Single by Dierks Bentley

from the album Feel That Fire
- Released: March 2, 2009
- Recorded: 2008–09
- Genre: Country
- Length: 3:04
- Label: Capitol Nashville
- Songwriters: Jim Beavers; Dierks Bentley;
- Producers: Brett Beavers; Dierks Bentley;

Dierks Bentley singles chronology
| "Feel That Fire" (2008) | "Sideways" (2009) | "I Wanna Make You Close Your Eyes" (2009) |

= Sideways (Dierks Bentley song) =

"Sideways" is a song co-written and recorded by American country music artist Dierks Bentley. It was released on March 2, 2009, as the second single from his 2009 album Feel That Fire and as the twelfth single of his career. On the chart week of July 11, 2009, the song became Bentley's seventh Number One hit on the U.S. Billboard Hot Country Songs chart.

==Content==
"Sideways" was co-written by Bentley himself, along with Jim Beavers, the brother of Bentley's producer, Brett Beavers. This song is a up-tempo backed mainly by electric guitar and by banjo. The song is about the male character's attempt to talk to a female in a bar. Despite not being able to hear her name because of the loud noise, he still tries to come on to her, saying that he wants to "get a little sideways" with her. The song's final chorus features the ambient noise of a bar, along with a chanted chorus by backing vocalists.

==Music video==
The music video was directed by Michael Salomon, and features Bentley singing in front of a large party crowd. The video was #50 on the GAC's Top 50 Videos of the Year list. It was shot inside the Fuse nightclub, located inside the Gaylord Opryland Resort & Convention Center.

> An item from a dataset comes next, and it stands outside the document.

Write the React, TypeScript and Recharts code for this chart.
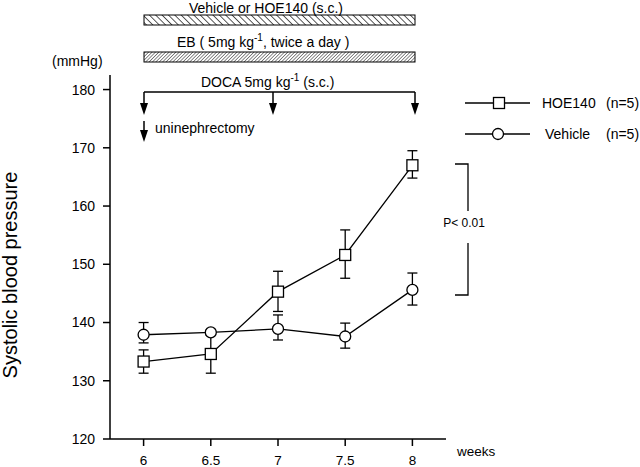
import { ComposedChart, Line, XAxis, YAxis, ErrorBar } from "recharts";

// weeks of age
const weeks = [6, 6.5, 7, 7.5, 8];
// systolic blood pressure, mmHg (mean) and error [below, above]
const hoe140 = [133.3, 134.6, 145.3, 151.6, 167.0];
const hoe140Err = [[2.0, 2.0], [3.3, 3.3], [3.4, 3.5], [4.0, 4.3], [2.2, 2.5]];
const vehicle = [137.9, 138.3, 138.9, 137.6, 145.6];
const vehicleErr = [[1.4, 2.1], [0.5, 0.5], [1.9, 2.4], [2.0, 2.3], [2.6, 2.9]];

const weekTicks = [6, 6.5, 7, 7.5, 8];
const pressureTicks = [120, 130, 140, 150, 160, 170, 180];

const FONT = "'Liberation Sans', Arial, sans-serif";

const rows = weeks.map((w, i) => ({
  week: w,
  hoe140: hoe140[i],
  hoe140Err: hoe140Err[i],
  vehicle: vehicle[i],
  vehicleErr: vehicleErr[i],
}));

const SquareDot = (props: any) => {
  const { cx, cy, index } = props;
  return (
    <rect
      key={`sq-${index}`}
      x={cx - 5.5}
      y={cy - 5.5}
      width={11}
      height={11}
      fill="#fff"
      stroke="#000"
      strokeWidth={1.3}
    />
  );
};

const CircleDot = (props: any) => {
  const { cx, cy, index } = props;
  return <circle key={`ci-${index}`} cx={cx} cy={cy} r={5.5} fill="#fff" stroke="#000" strokeWidth={1.3} />;
};

function Arrow({ x, y1, y2 }: { x: number; y1: number; y2: number }) {
  return (
    <g>
      <line x1={x} y1={y1} x2={x} y2={y2 - 8} stroke="#000" strokeWidth={1.5} />
      <polygon points={`${x - 4},${y2 - 12} ${x + 4},${y2 - 12} ${x},${y2}`} fill="#000" />
    </g>
  );
}

function Overlay() {
  const txt = { fontFamily: FONT, fontSize: 14, fill: "#000" };
  return (
    <svg
      width={640}
      height={467}
      style={{ position: "absolute", left: 0, top: 0, pointerEvents: "none" }}
    >
      <defs>
        <pattern id="hatchA" patternUnits="userSpaceOnUse" width={4.5} height={4.5} patternTransform="rotate(-45)">
          <line x1={0} y1={0} x2={0} y2={4.5} stroke="#000" strokeWidth={1.3} />
        </pattern>
        <pattern id="hatchB" patternUnits="userSpaceOnUse" width={2.4} height={2.4} patternTransform="rotate(45)">
          <line x1={0} y1={0} x2={0} y2={2.4} stroke="#000" strokeWidth={0.9} />
        </pattern>
      </defs>

      {/* treatment bars */}
      <text {...txt} x={266} y={12.5} textAnchor="middle">Vehicle or HOE140 (s.c.)</text>
      <rect x={144} y={15} width={271} height={10} fill="url(#hatchA)" stroke="#000" strokeWidth={1} />

      <text {...txt} x={177} y={47}>
        EB ( 5mg kg<tspan dy={-6} fontSize={10}>-1</tspan>
        <tspan dy={6}>, twice a day )</tspan>
      </text>
      <rect x={144} y={52} width={271} height={10} fill="url(#hatchB)" stroke="#000" strokeWidth={1} />

      <text {...txt} x={201} y={87}>
        DOCA 5mg kg<tspan dy={-6} fontSize={10}>-1</tspan>
        <tspan dy={6}> (s.c.)</tspan>
      </text>
      <line x1={144} y1={92} x2={415} y2={92} stroke="#000" strokeWidth={1.5} />
      <Arrow x={144} y1={92} y2={115} />
      <Arrow x={273} y1={92} y2={115} />
      <Arrow x={415} y1={92} y2={115} />

      <Arrow x={144} y1={121} y2={142} />
      <text {...txt} x={155} y={133}>uninephrectomy</text>

      {/* axis captions */}
      <text {...txt} x={52} y={66}>(mmHg)</text>
      <text {...txt} fontSize={13.5} x={457} y={456}>weeks</text>
      <text
        {...txt}
        fontSize={20}
        x={17}
        y={275}
        textAnchor="middle"
        transform="rotate(-90 17 275)"
      >
        Systolic blood pressure
      </text>

      {/* legend */}
      <line x1={465} y1={103} x2={530} y2={103} stroke="#000" strokeWidth={1.3} />
      <rect x={493.5} y={97.5} width={11} height={11} fill="#fff" stroke="#000" strokeWidth={1.3} />
      <text {...txt} x={542} y={108}>HOE140</text>
      <text {...txt} x={606} y={108}>(n=5)</text>
      <line x1={465} y1={134} x2={530} y2={134} stroke="#000" strokeWidth={1.3} />
      <circle cx={498} cy={134} r={5.5} fill="#fff" stroke="#000" strokeWidth={1.3} />
      <text {...txt} x={545} y={139}>Vehicle</text>
      <text {...txt} x={606} y={139}>(n=5)</text>

      {/* significance bracket */}
      <polyline points="455,164 468,164 468,211" fill="none" stroke="#000" strokeWidth={1.3} />
      <polyline points="468,243 468,295 455,295" fill="none" stroke="#000" strokeWidth={1.3} />
      <text {...txt} fontSize={12} x={464} y={227} textAnchor="middle">P&lt; 0.01</text>
    </svg>
  );
}

export default function App() {
  const tick = { fill: "#000", fontSize: 13.5, fontFamily: FONT };
  return (
    <div style={{ position: "absolute", left: 0, top: 0, width: 640, height: 467, background: "#fff" }}>
      <ComposedChart
        width={640}
        height={467}
        data={rows}
        margin={{ top: 75, right: 194, bottom: 0, left: 50 }}
      >
        <XAxis
          type="number"
          dataKey="week"
          domain={[5.75, 8.25]}
          allowDataOverflow
          ticks={weekTicks}
          height={28}
          tickSize={7}
          tickMargin={9}
          tick={tick}
          stroke="#000"
          strokeWidth={1.5}
        />
        <YAxis
          type="number"
          domain={[120, 182.5]}
          allowDataOverflow
          ticks={pressureTicks}
          width={60}
          tickSize={7}
          tickMargin={8}
          tick={{ ...tick, fontSize: 14 }}
          stroke="#000"
          strokeWidth={1.5}
        />
        {/* lines with error bars */}
        <Line
          dataKey="hoe140"
          type="linear"
          stroke="#000"
          strokeWidth={1.3}
          dot={false}
          activeDot={false}
          isAnimationActive={false}
        >
          <ErrorBar dataKey="hoe140Err" width={5} stroke="#000" strokeWidth={1.3} />
        </Line>
        <Line
          dataKey="vehicle"
          type="linear"
          stroke="#000"
          strokeWidth={1.3}
          dot={false}
          activeDot={false}
          isAnimationActive={false}
        >
          <ErrorBar dataKey="vehicleErr" width={5} stroke="#000" strokeWidth={1.3} />
        </Line>
        {/* open markers drawn on top */}
        <Line
          dataKey="hoe140"
          stroke="none"
          dot={SquareDot}
          activeDot={false}
          isAnimationActive={false}
          {...({ zIndex: 1500 } as any)}
        />
        <Line
          dataKey="vehicle"
          stroke="none"
          dot={CircleDot}
          activeDot={false}
          isAnimationActive={false}
          {...({ zIndex: 1600 } as any)}
        />
      </ComposedChart>
      <Overlay />
    </div>
  );
}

A second video, containing live performance footage, was released in August 2009. This is the most commonly used version on TV.

==Critical reception==
Kevin J. Coyne of Country Universe gave the song a C rating and thought that Bentley sounded uncomfortable singing the song, making it sound "dull and lifeless" as a result.

==Other versions==
The song was used and mixed by the dance crew Southern Movement, hailing from Nashville, Tennessee, during the first week and premiere of the fourth season of America's Best Dance Crew.

"Sideways", with rewritten NASCAR-centric lyrics, was the theme song for NASCAR on Fox during the 2011 and 2012 NASCAR Sprint Cup Series seasons. Bentley, a racing fan, called the opportunity a "pretty cool thing".

==Chart performance==

| Chart (2009) | Peak position |
|---|---|
| Canada Hot 100 (Billboard) | 63 |
| Canada Country (Billboard) | 4 |
| US Billboard Hot 100 | 35 |
| US Hot Country Songs (Billboard) | 1 |

===Year-end charts===

| Chart (2009) | Position |
|---|---|
| US Country Songs (Billboard) | 6 |

===Certifications===

| Region | Certification | Certified units/sales |
| United States (RIAA) | Platinum | 1,000,000^{‡} |
^{‡} Sales+streaming figures based on certification alone.